Also during this stint in Jerusalem my laptop computer died. It was on its last legs and I had been intending to buy a new laptop when I was next in Jordan, but unfortunately it did not last quite long enough. Something was wrong with the power supply unit that would cost too much to repair.
I also attended a Lenten Wednesday church potluck with the members of the Lutheran Chruch of the Redeemer and took part in the Palm Sunday procession from Bethphage to the Old City, followed by another church potluck. I had taken part in the Palm Sunday procession several times before in the 1990s.

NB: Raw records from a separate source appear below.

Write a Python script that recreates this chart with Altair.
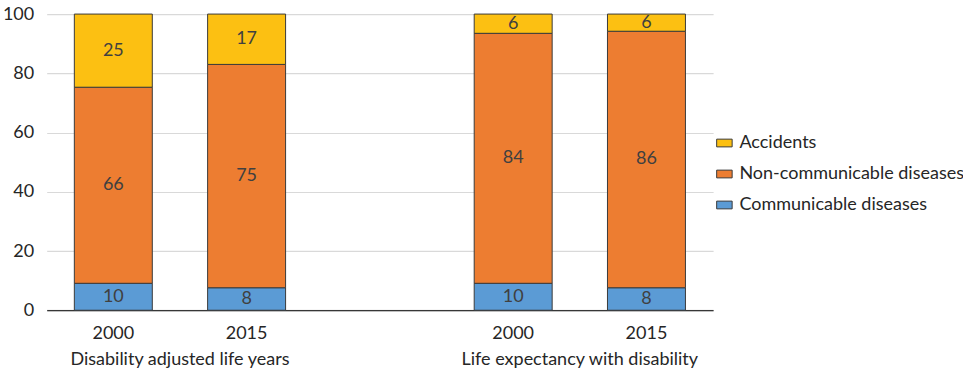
import altair as alt
import pandas as pd

# ---- data ----
slots = ["D2000", "D2015", "gap", "L2000", "L2015"]
slot_years = ["2000", "2015", "", "2000", "2015"]
bar_slots = ["D2000", "D2015", "L2000", "L2015"]
groups = ["Disability adjusted life years", "Life expectancy with disability"]
group_first_slot = ["D2000", "L2000"]

causes = ["Communicable diseases", "Non-communicable diseases", "Accidents"]
communicable = [9.1, 7.6, 9.1, 7.6]
noncommunicable = [66.2, 75.4, 84.4, 86.6]
accidents = [24.7, 17.0, 6.5, 5.8]
label_comm = ["10", "8", "10", "8"]
label_noncomm = ["66", "75", "84", "86"]
label_acc = ["25", "17", "6", "6"]

legend_order = ["Accidents", "Non-communicable diseases", "Communicable diseases"]
colors = ["#FCC012", "#ED7D31", "#5B9BD5"]

rows = []
for i, s in enumerate(bar_slots):
    for k, (cause, vals, labs) in enumerate(zip(
            causes,
            [communicable, noncommunicable, accidents],
            [label_comm, label_noncomm, label_acc])):
        rows.append({"slot": s, "cause": cause, "value": vals[i],
                     "label": labs[i], "idx": k})
df = pd.DataFrame(rows)
gdf = pd.DataFrame({"slot": group_first_slot, "group": groups})

FONT = "Lato"
W, H = 666.7, 296.3
year_map = "{" + ",".join(f"'{s}':'{y}'" for s, y in zip(slots, slot_years)) + "}"

xscale = alt.Scale(domain=slots, paddingInner=0.415, paddingOuter=0.2075)
yscale = alt.Scale(domain=[0, 100], nice=False)

base = alt.Chart(df).transform_stack(
    stack="value", groupby=["slot"], as_=["y0", "y1"],
    sort=[alt.SortField("idx", order="ascending")]
).transform_calculate(mid="(datum.y0 + datum.y1) / 2")

bars = base.mark_bar(stroke="#3a3a3a", strokeWidth=1).encode(
    x=alt.X("slot:N", scale=xscale, title=None,
            axis=alt.Axis(labelExpr=f"{year_map}[datum.value]", labelAngle=0,
                          ticks=False, domainColor="#000000", domainWidth=1.2,
                          labelFont=FONT, labelFontSize=18, labelColor="#262626",
                          labelPadding=14, grid=False)),
    y=alt.Y("y0:Q", scale=yscale, title=None,
            axis=alt.Axis(values=[0, 20, 40, 60, 80, 100], domain=False, ticks=False,
                          gridColor="#d9d9d9", gridWidth=1.2,
                          labelFont=FONT, labelFontSize=18, labelColor="#262626",
                          labelPadding=13)),
    y2="y1:Q",
    color=alt.Color("cause:N", scale=alt.Scale(domain=legend_order, range=colors),
                    legend=alt.Legend(title=None, orient="none", legendX=669, legendY=120,
                                      symbolType="M-1,-0.5H1V0.5H-1Z", symbolSize=240,
                                      symbolStrokeColor="#3a3a3a", symbolStrokeWidth=1,
                                      symbolOpacity=1, labelLimit=0,
                                      labelFont=FONT, labelFontSize=18, labelColor="#262626",
                                      rowPadding=13, labelOffset=6)),
)

texts = base.mark_text(font=FONT, fontSize=18, color="#404040", baseline="middle").encode(
    x=alt.X("slot:N", scale=xscale),
    y=alt.Y("mid:Q", scale=yscale),
    text="label:N",
)

glabels = alt.Chart(gdf).mark_text(font=FONT, fontSize=18, color="#262626",
                                  baseline="middle", dx=W / 10).encode(
    x=alt.X("slot:N", scale=xscale),
    y=alt.value(H + 50),
    text="group:N",
)

chart = alt.layer(bars, texts, glabels).properties(
    width=W, height=H,
    autosize=alt.AutoSizeParams(type="none"),
    padding={"left": 46.7, "top": 14, "right": 250, "bottom": 63},
).configure_view(stroke=None)

chart.save("out.html", embed_options={"renderer": "svg", "actions": False})
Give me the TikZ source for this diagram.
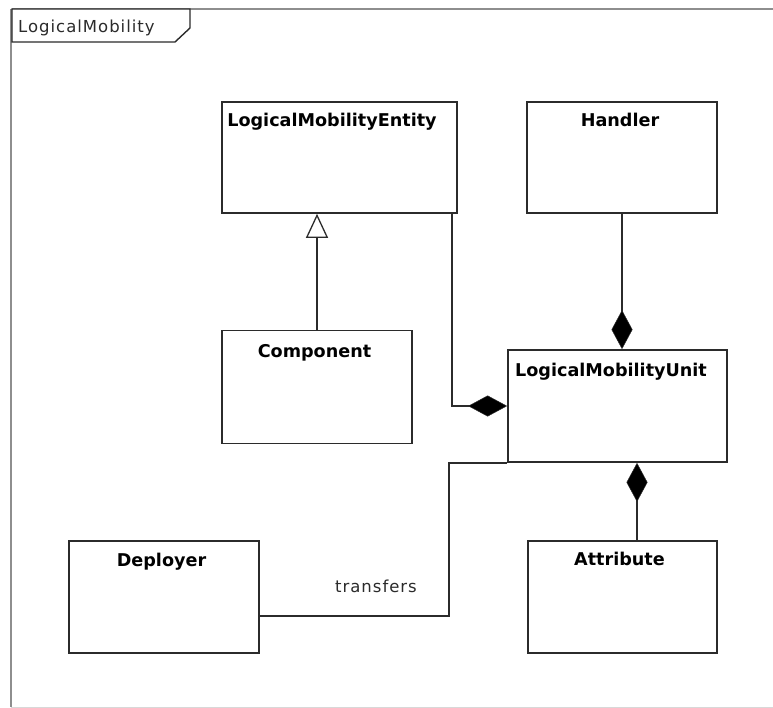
\documentclass[tikz,border=0pt]{standalone}
\usepackage{fontspec}
\setmainfont{DejaVu Sans}
\newfontfamily\lblfont[LetterSpace=6]{DejaVu Sans}
\usetikzlibrary{arrows.meta}
\definecolor{linec}{HTML}{2B2B2B}
\definecolor{framec}{HTML}{8E8E8E}
\definecolor{framelt}{HTML}{D8D8D8}
\begin{document}
\begin{tikzpicture}[x=1pt,y=-1pt,
  cls/.style={draw=linec, line width=1.7pt, fill=white, inner sep=0pt, rectangle},
  ttl/.style={font=\fontsize{17.6}{20}\selectfont\bfseries, anchor=base, inner sep=0pt, text=black},
  conn/.style={draw=linec, line width=1.5pt},
  compo/.style={conn, -{Diamond[length=39pt,width=21pt,fill=black,line width=0.5pt]}},
  gen/.style={conn, -{Triangle[open,length=24pt,width=22pt,fill=white,line width=1.3pt]}},
  lbl/.style={font=\lblfont\fontsize{16.5}{20}\selectfont, inner sep=0pt, text=linec}]
\useasboundingbox (0,0) rectangle (773,708);
\fill[white] (0,0) rectangle (773,708);
% frame
\draw[framec, line width=1.3pt] (12,9) -- (773,9);
\draw[framec, line width=1.3pt] (11,9) -- (11,707);
\draw[framelt, line width=1pt] (11,707) -- (773,707);
\draw[linec, line width=1.4pt, fill=white] (12,9) -- (190,9) -- (190,28) -- (175,42) -- (12,42) -- cycle;
\node[lbl, anchor=base west] (frameT) at (18,33) {LogicalMobility};
% classes
\node[cls, minimum width=235pt, minimum height=111pt] (lme) at (339.5,157.5) {};
\node[ttl] (lmeT) at (332,127) {LogicalMobilityEntity};
\node[cls, minimum width=190pt, minimum height=111pt] (hdl) at (622,157.5) {};
\node[ttl] (hdlT) at (620,127) {Handler};
\node[cls, minimum width=190pt, minimum height=113pt] (cmp) at (317,387) {};
\node[ttl] (cmpT) at (314.5,357) {Component};
\node[cls, minimum width=219pt, minimum height=112pt] (lmu) at (617.5,406) {};
\node[ttl] (lmuT) at (611,376) {LogicalMobilityUnit};
\node[cls, minimum width=190pt, minimum height=112pt] (dep) at (164,597) {};
\node[ttl] (depT) at (161.5,566) {Deployer};
\node[cls, minimum width=189pt, minimum height=112pt] (att) at (622.5,597) {};
\node[ttl] (attT) at (619.5,565) {Attribute};
% connectors
\draw[gen] (cmp.north) -- (cmp.north |- lme.south);
\draw[compo] ([xshift=-6pt]lme.south east) |- (lmu.west);
\draw[compo] (hdl.south) -- (hdl.south |- lmu.north);
\draw[compo] ([xshift=14.5pt]att.north) -- ([xshift=14.5pt]att.north |- lmu.south);
\draw[conn] (lmu.south west) -- ++(-58,0) |- ([yshift=-19pt]dep.east);
\node[lbl, anchor=base] (trT) at (376,592) {transfers};
\end{tikzpicture}
\end{document}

The Palm Sunday Procession heading into Lion’s Gate
I did some sight-seeing in Jerusalem as well. On April 6, the Armenian scholar George Hintlian took some of the Albright fellows to the Byzantine period Armenian monastery with mosaics in the Russian compound on the Mount of Olives and then a second Armenian church with mosaics near Damascus Gate, neither of which I had been to before. Two days later he took us back to see another Armenian church mosaic on the Mount of Olives Russian compound.
George Hintlian and one of the Armenian mosaic floors on the Mount of Olives
Detail of the Armenian mosaic floor near Damascus Gate
On April 9 I went with Susan Graham, one of the current fellows at the Albright Institute to see the rock-cut Hellenistic rock-cut tombs in the Kidron Valley and then the Silwan area.
Susan Graham at one of the tombs in the Kidron Valley
In this period I also met Muhammad Ghosheh to continue work on our English version of his Arabic book about the al-Aqsa Mosque.
On Saturday April 11, I left Jerusalem for Amman, Jordan, where I will spend the next couple of months.